═════ Data to process

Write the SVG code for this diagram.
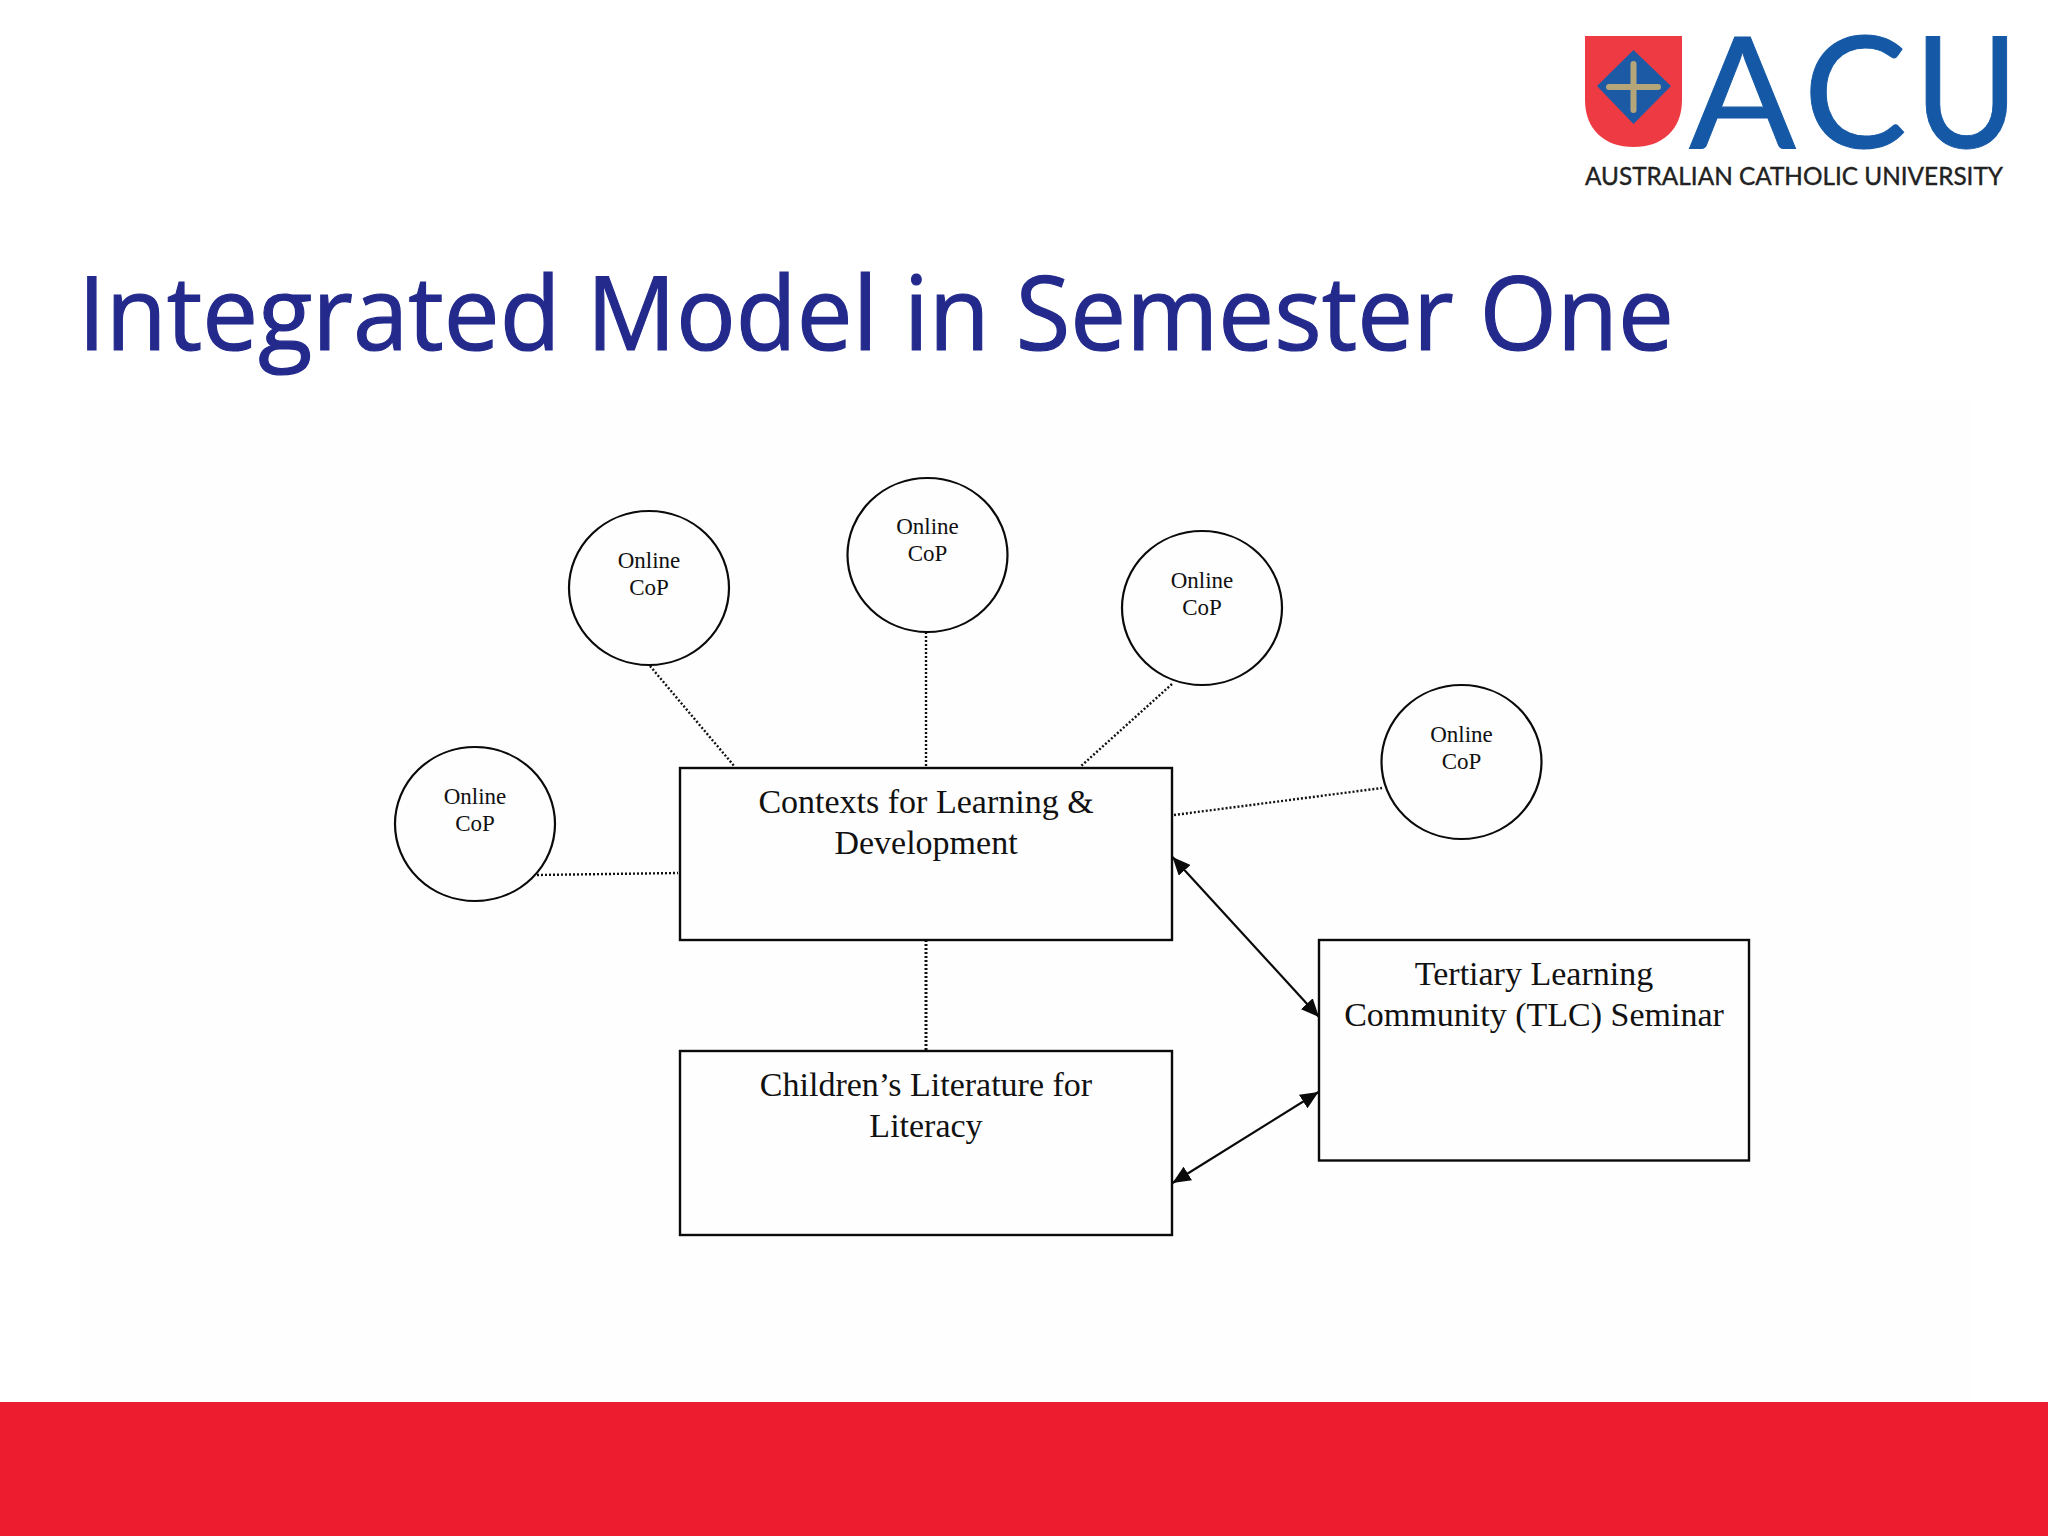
<svg xmlns="http://www.w3.org/2000/svg" width="2048" height="1536" viewBox="0 0 2048 1536">
<style>
.box{fill:none;stroke:#0a0a0a;stroke-width:2.4}
.circ{fill:none;stroke:#0a0a0a;stroke-width:2.2}
.dot{fill:none;stroke:#111;stroke-width:2.4;stroke-dasharray:2 2}
.arr{fill:none;stroke:#0a0a0a;stroke-width:2.2;marker-start:url(#ah);marker-end:url(#ah)}
.bt{font-family:"Liberation Serif","Times New Roman",serif;font-size:34px;fill:#111;text-anchor:middle}
.ct{font-family:"Liberation Serif","Times New Roman",serif;font-size:23px;fill:#111;text-anchor:middle}
.acu{font-family:Lato,sans-serif;font-size:155px;fill:#1559a6;stroke:#1559a6;stroke-width:1}
</style>
<defs>
<marker id="ah" markerUnits="userSpaceOnUse" markerWidth="20" markerHeight="16" refX="18" refY="8" orient="auto-start-reverse"><path d="M0,0 L18,8 L0,16 Z" fill="#0a0a0a"/></marker>
</defs>
<rect width="2048" height="1536" fill="#ffffff"/>
<rect x="80" y="400" width="1890" height="1002" fill="#fefefe"/>
<rect id="footer" x="0" y="1402" width="2048" height="134" fill="#ed1c2e"/>
<g id="logo">
<path d="M1585,36 H1682 V100 C1682,130 1662,147 1633.500,147 C1605,147 1585,130 1585,100 Z" fill="#ee3b43"/>
<path d="M1633.500,50 L1671,86 L1633.500,124 L1597,86 Z" fill="#1d5aa6"/>
<path d="M1633.500,64 V110 M1609,87 H1658" stroke="#b5a67a" stroke-width="6" stroke-linecap="round" fill="none"/>
<text class="acu" transform="translate(1689,148) scale(1.02,1)">A</text>
<text class="acu" transform="translate(1803.500,148) scale(1,1)">C</text>
<text class="acu" transform="translate(1914.500,148) scale(0.91,1)">U</text>
<text x="1585" y="185" font-family="Lato,sans-serif" font-size="25" fill="#222" stroke="#222" stroke-width="0.4" textLength="418" lengthAdjust="spacingAndGlyphs">AUSTRALIAN CATHOLIC UNIVERSITY</text>
</g>
<text id="title" x="78" y="350" font-family="'Open Sans',sans-serif" font-size="102" fill="#232a8c" stroke="#232a8c" stroke-width="1.200" textLength="1596" lengthAdjust="spacingAndGlyphs">Integrated Model in Semester One</text>
<g id="connectors">
<path class="dot" d="M537,875 L678,873"/>
<path class="dot" d="M650,666 L735,767"/>
<path class="dot" d="M926,632 V767"/>
<path class="dot" d="M1172,684 L1080,767"/>
<path class="dot" d="M1174,815 L1382,788"/>
<path class="dot" style="stroke-width:3" d="M926,940 V1051"/>
<path class="arr" d="M1172.500,857 L1319,1017"/>
<path class="arr" d="M1172.500,1183 L1318.500,1092"/>
</g>
<g id="box-contexts"><rect class="box" x="680" y="768" width="492" height="172"/>
<text class="bt" x="926" y="813">Contexts for Learning &amp;</text><text class="bt" x="926" y="854">Development</text></g>
<g id="box-childrens"><rect class="box" x="680" y="1051" width="492" height="184"/>
<text class="bt" x="926" y="1096">Children’s Literature for</text><text class="bt" x="926" y="1137">Literacy</text></g>
<g id="box-tlc"><rect class="box" x="1319" y="940" width="430" height="220.500"/>
<text class="bt" x="1534" y="985">Tertiary Learning</text><text class="bt" x="1534" y="1026">Community (TLC) Seminar</text></g>
<g id="cop-1"><ellipse class="circ" cx="475" cy="824" rx="80" ry="77"/><text class="ct" x="475" y="804">Online</text><text class="ct" x="475" y="831">CoP</text></g>
<g id="cop-2"><ellipse class="circ" cx="649" cy="588" rx="80" ry="77"/><text class="ct" x="649" y="568">Online</text><text class="ct" x="649" y="595">CoP</text></g>
<g id="cop-3"><ellipse class="circ" cx="927.500" cy="555" rx="80" ry="77"/><text class="ct" x="927.500" y="534">Online</text><text class="ct" x="927.500" y="561">CoP</text></g>
<g id="cop-4"><ellipse class="circ" cx="1202" cy="608" rx="80" ry="77"/><text class="ct" x="1202" y="588">Online</text><text class="ct" x="1202" y="615">CoP</text></g>
<g id="cop-5"><ellipse class="circ" cx="1461.500" cy="762" rx="80" ry="77"/><text class="ct" x="1461.500" y="742">Online</text><text class="ct" x="1461.500" y="769">CoP</text></g>
</svg>
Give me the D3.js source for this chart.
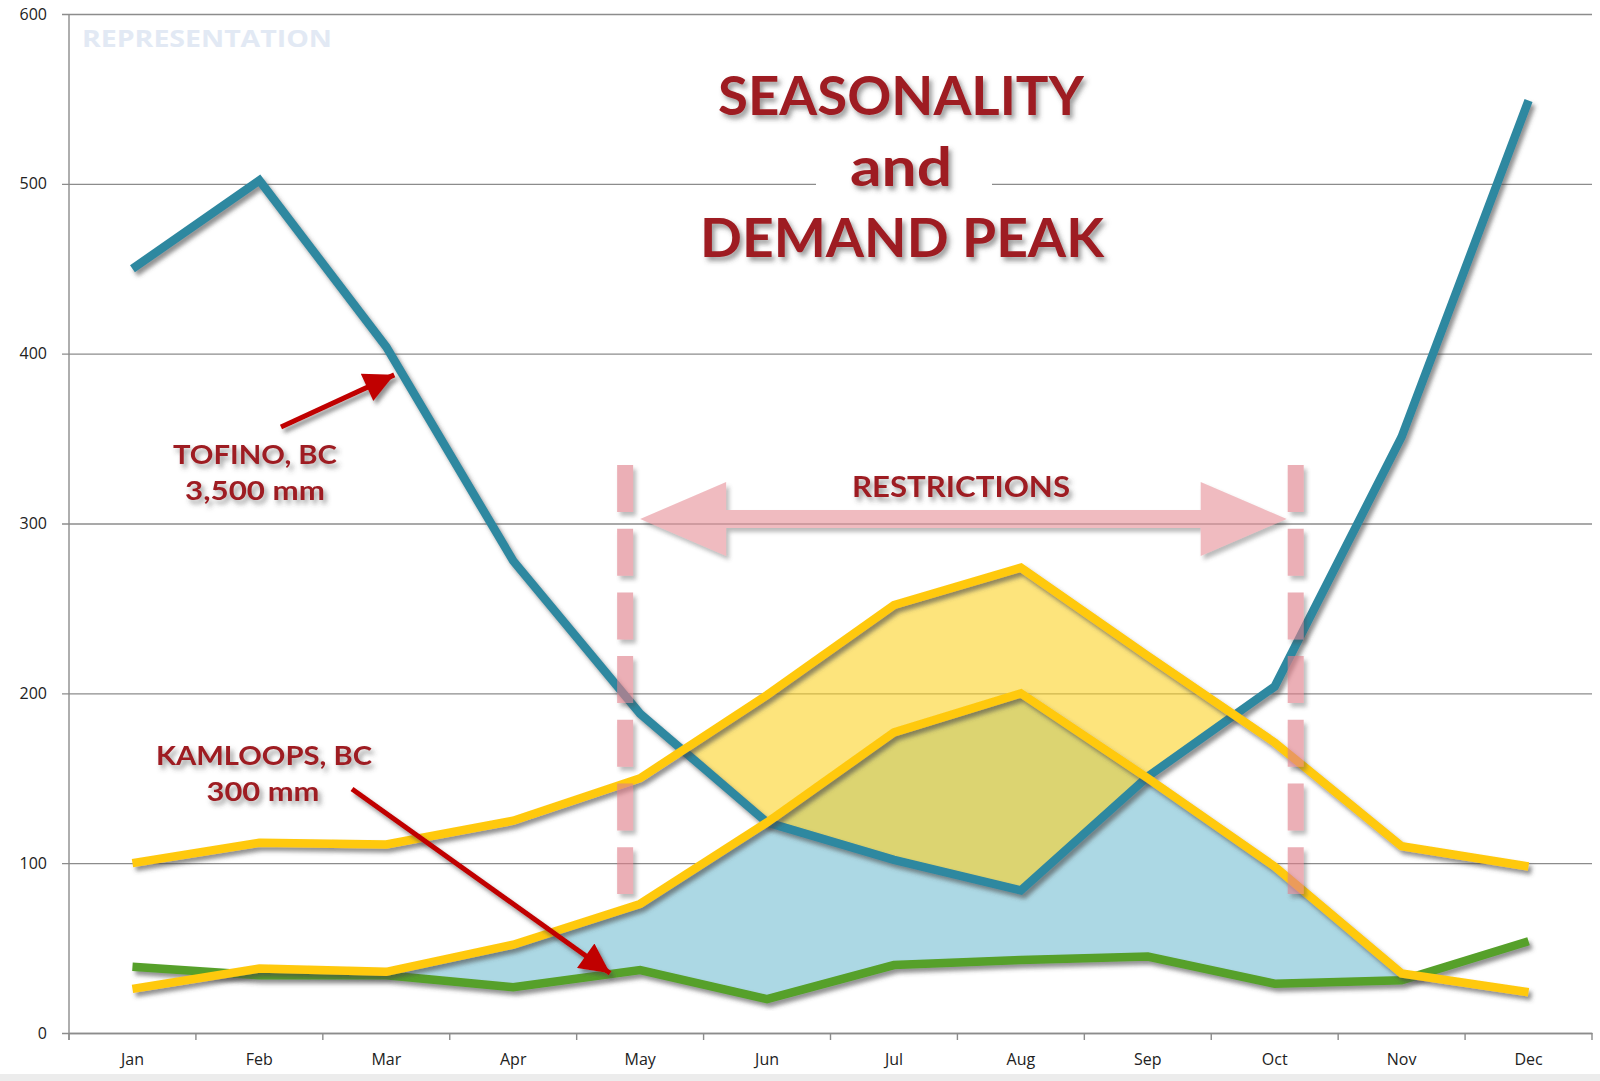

══════════

◆ Request ◆
Which lines contain the word "this"? Return each of them.

◆ Exercise solution ◆
Write the SVG code for this diagram.
Give me the D3.js source for this chart.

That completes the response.